I see the Agency of the Year being something different than the agency of today. The Agency of the Year will not consist of media planners and buyers. It will consist of strategists and project management, and it will spend the majority of its time on intelligent work rather than the grunt work that is traditionally where its efforts are placed. I see that the digital technology companies could become the Agency of the Year. I even see Google could become the Agency of the Year, because the definition of an agency needs to evolve. I see the Agency of the Year not having flash developers but focusing its efforts against design and art direction. I see creative professionals intent on the development of concepts and the distribution of these concepts against vehicles and formats; the translation of concepts to units and content. I submit these ideas to the publishers for their consideration.

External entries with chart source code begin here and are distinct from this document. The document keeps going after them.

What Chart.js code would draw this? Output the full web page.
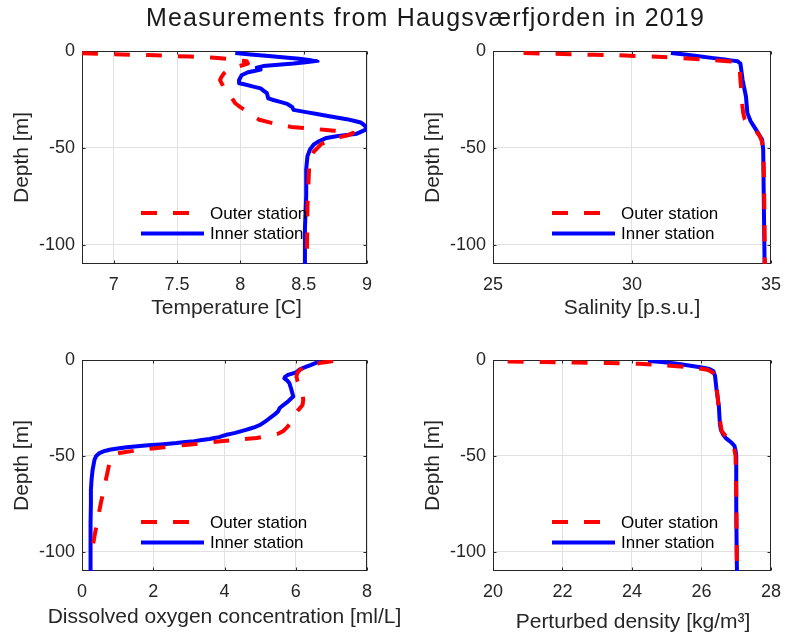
<!DOCTYPE html>
<html>
<head>
<meta charset="utf-8">
<title>Haugsværfjorden 2019</title>
<script src="https://cdn.jsdelivr.net/npm/chart.js@4.4.1/dist/chart.umd.min.js"></script>
<style>
  html, body { margin: 0; padding: 0; background: #ffffff; }
  #wrap { position: relative; width: 791px; height: 641px; overflow: hidden; }
  #wrap canvas { position: absolute; left: 0; top: 0; }
  #title {
    position: absolute; left: 0; top: 5px; width: 851px; text-align: center;
    font-family: "Liberation Sans", Arial, Helvetica, sans-serif; font-size: 25px;
    line-height: 25px; letter-spacing: 1.2px; color: #1a1a1a; white-space: nowrap;
  }
</style>
</head>
<body>
<div id="wrap">
  <canvas id="c1" width="791" height="641"></canvas>
  <canvas id="c2" width="791" height="641"></canvas>
  <canvas id="c3" width="791" height="641"></canvas>
  <canvas id="c4" width="791" height="641"></canvas>
  <div id="title">Measurements from Haugsværfjorden in 2019</div>
</div>
<script>
// ---------- profile data (depth in metres, negative downwards) ----------
const seriesLabels = ['Outer station', 'Inner station'];

const depthTicks = [-100, -50, 0];
const depthTickLabels = ['-100', '-50', '0'];

// Temperature [C]
const tempTicks = [7, 7.5, 8, 8.5, 9];
const tempTickLabels = ['7', '7.5', '8', '8.5', '9'];
const tempOuterDepth = [-1.2, -1.8, -2.2, -2.9, -3.5, -4.3, -5.3, -6.5, -8.2, -10, -11.6, -13.5, -15, -17.6, -19.5, -21, -24, -27, -29, -31, -33.5, -35.5, -37.7, -39.2, -40, -40.8, -41.5, -42.3, -43.5, -45.5, -48, -52, -57, -65, -80, -110];
const tempOuter      = [6.75, 7.07, 7.33, 7.6, 7.8, 7.93, 8.05, 8.06, 7.97, 7.9, 7.87, 7.85, 7.84, 7.86, 7.87, 7.89, 7.93, 7.96, 8.0, 8.05, 8.1, 8.15, 8.28, 8.4, 8.55, 8.68, 8.8, 8.89, 8.85, 8.72, 8.64, 8.58, 8.545, 8.54, 8.53, 8.525];
const tempInnerDepth = [-1, -2.5, -3.8, -5.1, -6.5, -7.8, -8.6, -9.6, -11, -12.5, -15, -16.7, -17.2, -19.3, -21.8, -24.4, -25.3, -27.3, -29, -30.4, -31.7, -33.4, -35.2, -36.9, -38.9, -40.6, -42.7, -43.7, -44.9, -46.6, -48.3, -50.9, -54.3, -61, -74.7, -91.8, -110];
const tempInner      = [7.96, 8.2, 8.42, 8.61, 8.42, 8.18, 8.13, 8.16, 8.06, 8.01, 7.99, 7.99, 8.03, 8.16, 8.21, 8.22, 8.26, 8.37, 8.41, 8.42, 8.53, 8.68, 8.84, 8.95, 8.99, 8.99, 8.92, 8.79, 8.68, 8.62, 8.58, 8.55, 8.53, 8.52, 8.52, 8.51, 8.51];

// Salinity [p.s.u.]
const salTicks = [25, 30, 35];
const salTickLabels = ['25', '30', '35'];
const salOuterDepth = [-1, -1.7, -2.2, -3.1, -4.3, -5.6, -7, -10, -15, -20, -24, -28, -32, -35, -37, -39, -41.5, -44, -47, -52, -60, -80, -110];
const salOuter      = [26.1, 27.8, 29.5, 31.1, 32.5, 33.7, 33.85, 33.88, 33.9, 33.93, 33.95, 33.97, 34.0, 34.05, 34.15, 34.3, 34.47, 34.6, 34.68, 34.72, 34.74, 34.76, 34.78];
const salInnerDepth = [-1, -2.7, -4.4, -5.3, -6.5, -15, -23.5, -32, -36.3, -41.5, -45.7, -51, -75, -110];
const salInner      = [31.4, 32.4, 33.33, 33.8, 33.9, 33.98, 34.1, 34.15, 34.27, 34.5, 34.68, 34.72, 34.74, 34.77];

// Dissolved oxygen concentration [ml/L]
const oxyTicks = [0, 2, 4, 6, 8];
const oxyTickLabels = ['0', '2', '4', '6', '8'];
const oxyOuterDepth = [-0.5, -1.5, -2.6, -4, -5.5, -7, -8.7, -11, -14, -17, -19, -21, -23.4, -25, -27, -29, -31, -33, -35, -37, -38.5, -39.5, -40.7, -41.5, -42.3, -43.5, -44.5, -45.5, -46.5, -47.5, -48.5, -49.4, -51, -53.7, -59, -66, -74.5, -83, -92, -97];
const oxyOuter      = [7.05, 6.7, 6.35, 6.2, 6.1, 6.04, 6.02, 6.05, 6.12, 6.17, 6.2, 6.21, 6.19, 6.12, 6.03, 5.98, 5.92, 5.85, 5.76, 5.65, 5.5, 5.25, 4.9, 4.4, 3.9, 3.3, 2.8, 2.3, 1.8, 1.4, 1.05, 0.88, 0.82, 0.77, 0.71, 0.63, 0.53, 0.44, 0.35, 0.3];
const oxyInnerDepth = [-0.8, -2, -3.5, -5, -6.4, -7.8, -8.8, -9.6, -10.5, -12, -15.6, -19, -21.7, -23.5, -25, -26.9, -28.5, -30.3, -32, -33.8, -35, -36.4, -38, -39, -40.2, -41.2, -42.3, -43.3, -44, -44.7, -45.5, -46.3, -46.8, -47.5, -48.5, -50, -52, -57, -62, -67.6, -75, -85, -95, -110];
const oxyInner      = [6.68, 6.5, 6.3, 6.1, 6.02, 5.78, 5.7, 5.68, 5.75, 5.82, 5.88, 5.93, 5.78, 5.65, 5.55, 5.5, 5.4, 5.27, 5.15, 5.0, 4.85, 4.6, 4.3, 4.05, 3.85, 3.58, 3.15, 2.65, 2.2, 1.7, 1.25, 0.95, 0.77, 0.62, 0.49, 0.4, 0.35, 0.3, 0.27, 0.25, 0.25, 0.24, 0.24, 0.24];

// Perturbed density [kg/m3]
const densTicks = [20, 22, 24, 26, 28];
const densTickLabels = ['20', '22', '24', '26', '28'];
const densOuterDepth = [-0.8, -1, -1.3, -1.6, -2, -2.8, -4, -5.2, -7, -10, -20, -30, -37, -41, -45, -50, -70, -110];
const densOuter      = [20.42, 21.4, 22.3, 23.3, 24.2, 25.0, 25.8, 26.2, 26.35, 26.4, 26.47, 26.52, 26.58, 26.75, 26.93, 26.98, 27.0, 27.02];
const densInnerDepth = [-0.5, -1.4, -3.1, -4.5, -5.7, -8.3, -15, -24, -33.6, -36.5, -38.8, -40.7, -42.3, -43.8, -44.9, -47, -50, -60, -76, -95, -110];
const densInner      = [24.46, 25.07, 25.73, 26.2, 26.34, 26.39, 26.43, 26.5, 26.53, 26.56, 26.62, 26.7, 26.81, 26.9, 26.95, 26.98, 27.0, 27.0, 27.0, 27.01, 27.02];

// ---------- look ----------
const PAGE_W = 791, PAGE_H = 641;
const FONT = '"Liberation Sans", Arial, Helvetica, sans-serif';
const INK = '#262626';
const GRID = '#e1e1e1';
const OUTER_STYLE = { color: '#ff0000', width: 4, dash: [16, 16] };
const INNER_STYLE = { color: '#0000ff', width: 4, dash: [] };
const Y_AXIS_W = 72.6;   // room for tick labels + rotated "Depth [m]"
const X_AXIS_H = 40;

function profile(values, depths) {
  return values.map((v, i) => ({ x: v, y: depths[i] }));
}

// Axes box with small inward tick marks (drawn beneath the curves)
const framePlugin = {
  id: 'frame',
  beforeDatasetsDraw(chart) {
    const { ctx, chartArea: a, scales } = chart;
    const L = Math.round(a.left) + 0.5, R = Math.round(a.right) - 0.5;
    const T = Math.round(a.top) + 0.5, B = Math.round(a.bottom) - 0.5;
    ctx.save();
    ctx.strokeStyle = INK;
    ctx.lineWidth = 1;
    ctx.strokeRect(L, T, R - L, B - T);
    ctx.beginPath();
    scales.x.ticks.forEach(t => {
      const px = Math.round(scales.x.getPixelForValue(t.value)) + 0.5;
      ctx.moveTo(px, B); ctx.lineTo(px, B - 3);
      ctx.moveTo(px, T); ctx.lineTo(px, T + 3);
    });
    scales.y.ticks.forEach(t => {
      const py = Math.round(scales.y.getPixelForValue(t.value)) + 0.5;
      ctx.moveTo(L, py); ctx.lineTo(L + 3, py);
      ctx.moveTo(R, py); ctx.lineTo(R - 3, py);
    });
    ctx.stroke();
    ctx.restore();
  }
};

// Legend inside the axes (no box) and the x-axis label, which may be wider than the axes
const annotatePlugin = {
  id: 'annotate',
  afterDatasetsDraw(chart, args, opts) {
    const { ctx, chartArea: a } = chart;
    ctx.save();
    // legend
    const rows = [a.top + 162, a.top + 182.5];
    chart.data.datasets.forEach((ds, i) => {
      const y = rows[i];
      ctx.beginPath();
      ctx.strokeStyle = ds.borderColor;
      ctx.lineWidth = ds.borderWidth;
      ctx.setLineDash(ds.borderDash || []);
      ctx.lineCap = 'butt';
      ctx.moveTo(a.left + 59, y);
      ctx.lineTo(a.left + 122, y);
      ctx.stroke();
      ctx.setLineDash([]);
      ctx.fillStyle = '#000000';
      ctx.font = '17px ' + FONT;
      ctx.textAlign = 'left';
      ctx.textBaseline = 'middle';
      ctx.fillText(ds.label, a.left + 128, y + 1);
    });
    // x-axis label
    ctx.fillStyle = INK;
    ctx.font = '21px ' + FONT;
    ctx.textAlign = 'center';
    ctx.textBaseline = 'alphabetic';
    ctx.fillText(opts.xTitle, (a.left + a.right) / 2 + (opts.xShift || 0), a.bottom + opts.titleDrop);
    ctx.restore();
  }
};

const panels = [
  { canvas: 'c1', area: { left: 82, top: 51, right: 367, bottom: 264 },
    xMin: 6.75, xMax: 9, ticks: tempTicks, tickLabels: tempTickLabels,
    xTitle: 'Temperature [C]', titleDrop: 49.5, xShift: 2,
    outer: profile(tempOuter, tempOuterDepth), inner: profile(tempInner, tempInnerDepth) },
  { canvas: 'c2', area: { left: 493, top: 51, right: 777, bottom: 264 },
    xMin: 25, xMax: 35, ticks: salTicks, tickLabels: salTickLabels,
    xTitle: 'Salinity [p.s.u.]', titleDrop: 49.5, xShift: 0,
    outer: profile(salOuter, salOuterDepth), inner: profile(salInner, salInnerDepth) },
  { canvas: 'c3', area: { left: 82, top: 360, right: 367, bottom: 571 },
    xMin: 0, xMax: 8, ticks: oxyTicks, tickLabels: oxyTickLabels,
    xTitle: 'Dissolved oxygen concentration [ml/L]', titleDrop: 51.5, xShift: 0,
    outer: profile(oxyOuter, oxyOuterDepth), inner: profile(oxyInner, oxyInnerDepth) },
  { canvas: 'c4', area: { left: 493, top: 360, right: 777, bottom: 571 },
    xMin: 20, xMax: 28, ticks: densTicks, tickLabels: densTickLabels,
    xTitle: 'Perturbed density [kg/m\u00B3]', titleDrop: 57, xShift: 1,
    outer: profile(densOuter, densOuterDepth), inner: profile(densInner, densInnerDepth) }
];

function lineDataset(label, data, style) {
  return {
    label, data,
    showLine: true,
    borderColor: style.color,
    backgroundColor: style.color,
    borderWidth: style.width,
    borderDash: style.dash,
    borderCapStyle: 'butt',
    borderJoinStyle: 'round',
    tension: 0.001,
    pointRadius: 0,
    pointHoverRadius: 0,
    fill: false,
    clip: 0
  };
}

panels.forEach(p => {
  const a = p.area;
  new Chart(document.getElementById(p.canvas), {
    type: 'scatter',
    data: {
      datasets: [
        lineDataset(seriesLabels[0], p.outer, OUTER_STYLE),
        lineDataset(seriesLabels[1], p.inner, INNER_STYLE)
      ]
    },
    options: {
      responsive: false,
      animation: false,
      events: [],
      layout: {
        padding: {
          left: a.left - Y_AXIS_W,
          top: a.top,
          right: PAGE_W - a.right,
          bottom: PAGE_H - a.bottom - X_AXIS_H
        }
      },
      plugins: {
        legend: { display: false },
        tooltip: { enabled: false },
        annotate: { xTitle: p.xTitle, titleDrop: p.titleDrop, xShift: p.xShift }
      },
      scales: {
        x: {
          type: 'linear', position: 'bottom',
          min: p.xMin, max: p.xMax,
          afterBuildTicks: s => { s.ticks = p.ticks.map(v => ({ value: v })); },
          afterFit: s => { s.height = X_AXIS_H; },
          grid: { color: GRID, lineWidth: 1, drawTicks: false },
          border: { display: false },
          ticks: {
            color: INK, padding: 10, maxRotation: 0, autoSkip: false,
            font: { family: FONT, size: 18 },
            callback: (v, i) => p.tickLabels[i]
          }
        },
        y: {
          type: 'linear', position: 'left',
          min: -110, max: 0,
          afterBuildTicks: s => { s.ticks = depthTicks.map(v => ({ value: v })); },
          afterFit: s => { s.width = Y_AXIS_W; },
          grid: { color: GRID, lineWidth: 1, drawTicks: false },
          border: { display: false },
          ticks: {
            color: INK, padding: 7, autoSkip: false,
            font: { family: FONT, size: 18 },
            callback: (v, i) => depthTickLabels[i]
          },
          title: {
            display: true, text: 'Depth [m]', color: INK, padding: 0,
            font: { family: FONT, size: 21 }
          }
        }
      }
    },
    plugins: [framePlugin, annotatePlugin]
  });
});
</script>
</body>
</html>
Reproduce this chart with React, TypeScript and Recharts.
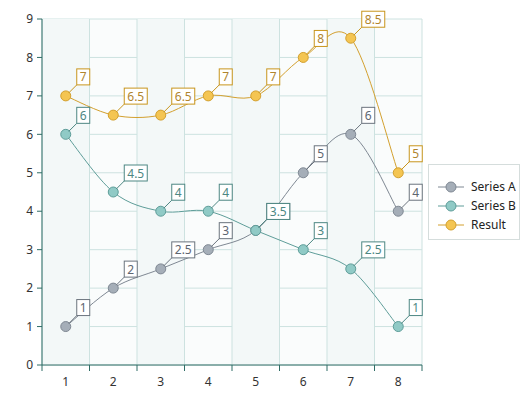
import React from "react"
import {
  LineChart,
  Line,
  XAxis,
  YAxis,
  CartesianGrid,
  ReferenceArea,
  ReferenceLine,
  LabelList,
} from "recharts"

const categories = [1, 2, 3, 4, 5, 6, 7, 8]
const seriesA = [1, 2, 2.5, 3, 3.5, 5, 6, 4]
const seriesB = [6, 4.5, 4, 4, 3.5, 3, 2.5, 1]
const result = [7, 6.5, 6.5, 7, 7, 8, 8.5, 5]
const yTicks = [0, 1, 2, 3, 4, 5, 6, 7, 8, 9]

const FONT = "'Segoe UI', 'Noto Sans', sans-serif"
const AXIS = "#2f6d66"
const GRID = "#cde2e0"

const SERIES = [
  { key: "a", name: "Series A", line: "#7f8893", fill: "#a5aeb8", box: "#6b747e", text: "#5e6670" },
  { key: "b", name: "Series B", line: "#5e9d99", fill: "#90cac6", box: "#4d8783", text: "#4d8783" },
  { key: "r", name: "Result", line: "#d3a02e", fill: "#f4c552", box: "#c8951c", text: "#b0852f" },
]

const data = categories.map((c, i) => ({ x: c, a: seriesA[i], b: seriesB[i], r: result[i] }))

// band edges (half-way between categories)
const edges = [categories[0] - 0.5, ...categories.map((c) => c + 0.5)]
const xTicks = [...edges, ...categories].sort((p, q) => p - q)

// catmull-rom style curve, goes through every point
const cardinal = (context: any) => {
  let pts: number[][] = []
  return {
    areaStart() {},
    areaEnd() {},
    lineStart() {
      pts = []
    },
    point(x: number, y: number) {
      pts.push([+x, +y])
    },
    lineEnd() {
      if (!pts.length) return
      context.moveTo(pts[0][0], pts[0][1])
      for (let i = 0; i < pts.length - 1; i++) {
        const p0 = pts[i - 1] ?? pts[i]
        const p1 = pts[i]
        const p2 = pts[i + 1]
        const p3 = pts[i + 2] ?? p2
        context.bezierCurveTo(
          p1[0] + (p2[0] - p0[0]) / 6,
          p1[1] + (p2[1] - p0[1]) / 6,
          p2[0] - (p3[0] - p1[0]) / 6,
          p2[1] - (p3[1] - p1[1]) / 6,
          p2[0],
          p2[1]
        )
      }
    },
  }
}

const XTick = (props: any) => {
  const { x, y, payload } = props
  const v = payload.value
  if (Number.isInteger(v)) {
    return (
      <text x={x} y={y + 13} textAnchor="middle" fontSize={12} fontFamily={FONT} fill="#333">
        {v}
      </text>
    )
  }
  return <line x1={x} x2={x} y1={y - 8} y2={y - 2} stroke={AXIS} />
}

const textWidth = (s: string) =>
  s.split("").reduce((w, ch) => w + (ch === "." ? 3 : 7), 0) + 6

const makeLabel = (box: string, text: string) => (props: any) => {
  const { x, y, value } = props
  if (x == null || y == null) return null
  const s = String(value)
  const w = textWidth(s)
  const bx = x + 11
  const by = y - 11
  return (
    <g>
      <line x1={x + 3} y1={y - 3} x2={bx} y2={by} stroke={box} />
      <rect x={bx} y={by - 16} width={w} height={16} fill="#fff" stroke={box} />
      <text
        x={bx + w / 2}
        y={by - 8}
        textAnchor="middle"
        dominantBaseline="central"
        fontSize={12}
        fontFamily={FONT}
        fill={text}
      >
        {s}
      </text>
    </g>
  )
}

const LegendBox = () => (
  <div
    style={{
      position: "absolute",
      left: 428,
      top: 164,
      width: 92,
      height: 76,
      boxSizing: "border-box",
      border: "1px solid #d5dddc",
      background: "#fff",
      fontFamily: FONT,
      fontSize: 12,
      color: "#222",
      paddingTop: 12,
    }}
  >
    {SERIES.map((s) => (
      <div key={s.key} style={{ display: "flex", alignItems: "center", height: 19, paddingLeft: 9 }}>
        <svg width={26} height={12} style={{ marginRight: 7 }}>
          <line x1={0} x2={26} y1={6} y2={6} stroke={s.line} />
          <circle cx={13} cy={6} r={5} fill={s.fill} stroke={s.line} />
        </svg>
        <span>{s.name}</span>
      </div>
    ))}
  </div>
)

export default function App() {
  return (
    <div style={{ position: "absolute", left: 0, top: 0, width: 532, height: 395, background: "#fff" }}>
      <LineChart width={532} height={395} data={data} margin={{ top: 19, right: 110, bottom: 0, left: 0 }}>
        <CartesianGrid vertical={false} stroke={GRID} fill="#fafcfc" />
        {categories
          .filter((_, i) => i % 2 === 0)
          .map((c) => (
            <ReferenceArea key={c} x1={c - 0.5} x2={c + 0.5} y1={0} y2={9} fill="#f3f8f8" fillOpacity={1} strokeOpacity={0} />
          ))}
        {edges.map((e) => (
          <ReferenceLine key={e} x={e} stroke={GRID} />
        ))}
        <XAxis
          dataKey="x"
          type="number"
          domain={[edges[0], edges[edges.length - 1]]}
          ticks={xTicks}
          interval={0}
          tickLine={false}
          tickSize={6}
          tickMargin={2}
          tick={<XTick />}
          height={30}
          stroke={AXIS}
        />
        <YAxis
          type="number"
          domain={[0, 9]}
          ticks={yTicks}
          interval={0}
          width={42}
          tickSize={5}
          tickMargin={4}
          stroke={AXIS}
          tick={{ fill: "#333", fontSize: 12, fontFamily: FONT }}
        />
        {SERIES.map((s) => (
          <Line
            key={s.key}
            dataKey={s.key}
            name={s.name}
            type={cardinal as any}
            stroke={s.line}
            strokeWidth={1}
            dot={{ r: 5, fill: s.fill, stroke: s.line, strokeWidth: 1 }}
            isAnimationActive={false}
          >
            <LabelList dataKey={s.key} content={makeLabel(s.box, s.text)} />
          </Line>
        ))}
      </LineChart>
      <LegendBox />
    </div>
  )
}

The definition of an agency these days is about working hard. It needs to evolve to one of working smart, not just hard. The definition of the agency needs to evolve to a true marketing services firm, not a tactical execution firm; anyone can execute. Anyone can "do," but it takes intelligence to lead. The Agency of the Year should be the best example of a company that is trying a slightly new model and making it work for its clients.

Of course, who am I to comment on this? I've helped build a number of successful interactive agencies and I've seen lots of good ideas and bad ideas. It's time for people to open up and share their ideas, because as the money continues to come into our industry, there needs to be experts to put it to good use. There will need to be intelligent generals leading the execution of tactical, commoditized application.

And if you don't believe me, go back and read Dave's article one more time. He knows what he's saying!